Let's create a custom BAE attack workflow step-by-step. We'll walk through the customization of each phase in the TextAttack library. Here's how you can proceed:

# 1. Set Up the Environment
Ensure you have TextAttack installed. You can install it using pip:

In [None]:
pip install textattack

# 2. Candidate Word Generation
We'll use the WordSwapMaskedLM transformation to generate substitution and insertion candidates using a BERT-based model. Customize the number of candidates (max_candidates) or method.

In [None]:
from textattack.transformations import WordSwapMaskedLM

# Use BERT for masked language model transformations
transformation = WordSwapMaskedLM(method="bae", max_candidates=30)


Here:

method="bae" ensures substitutions and insertions are generated as per the BAE algorithm.
max_candidates=30 sets the maximum number of replacement/insertion options.

# 3. Apply Constraints
Next, we'll apply semantic and grammatical constraints. For example:

Ensure replacements are semantically similar.
Limit the percentage of words perturbed.

In [None]:
from textattack.constraints.semantics import WordEmbeddingDistance
from textattack.constraints.grammaticality import PartOfSpeech
from textattack.constraints import MaxWordsPerturbed

# Semantic similarity constraint
semantic_constraint = WordEmbeddingDistance(min_cos_sim=0.8)

# Grammatical constraint to ensure valid replacements
grammatical_constraint = PartOfSpeech()

# Limit the maximum number of perturbed words
max_perturbation_constraint = MaxWordsPerturbed(max_percent=0.2)

constraints = [semantic_constraint, grammatical_constraint, max_perturbation_constraint]


# 4. Define the Goal Function
Set the goal function to evaluate whether the model is fooled. For example, an untargeted classification attack (simply misclassify the input):

In [None]:
from textattack.goal_functions import UntargetedClassification
from textattack.models.wrappers import HuggingFaceModelWrapper

# Load a pre-trained classification model
model = HuggingFaceModelWrapper.from_pretrained("bert-base-uncased")

# Define the goal function
goal_function = UntargetedClassification(model)


# 5. Combine Everything into an Attack
Bring together the transformation, constraints, and goal function using TextAttack's attack class.

In [None]:
from textattack.attack_recipes import Attack

# Assemble the attack
attack = Attack(transformation, constraints, goal_function)


# 6. Run the Attack
You can now run the attack on a dataset or individual examples.

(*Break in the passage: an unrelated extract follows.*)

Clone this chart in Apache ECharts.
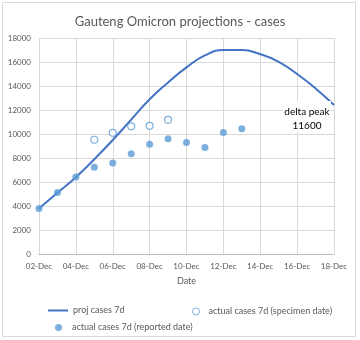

Attack on a Custom Sentence:

In [None]:
# Test the attack on a single example
input_sentence = [("This is a great product!", 1)]  # (sentence, label)
results = attack.attack_dataset(input_sentence)

# Print results
for result in results:
    print(result)


Attack on a Dataset:
Use a HuggingFace dataset to run the attack on multiple examples:

In [None]:
from textattack.datasets import HuggingFaceDataset

# Load dataset
dataset = HuggingFaceDataset("imdb", split="test")

# Attack the dataset
attack_results = attack.attack_dataset(dataset)

# Print some results
for i, result in enumerate(attack_results):
    if i > 10: break  # Print only the first 10 results
    print(result)


# Customization Ideas
Switch Models: Replace bert-base-uncased with other language models like roberta-base or distilbert-base-uncased.
Modify Constraints:
Add a similarity metric based on cosine similarity in the universal sentence encoder.
Adjust max_percent to allow more or fewer perturbations.
Targeted Attacks: Modify the goal_function to implement targeted attacks aiming to classify the input into a specific class.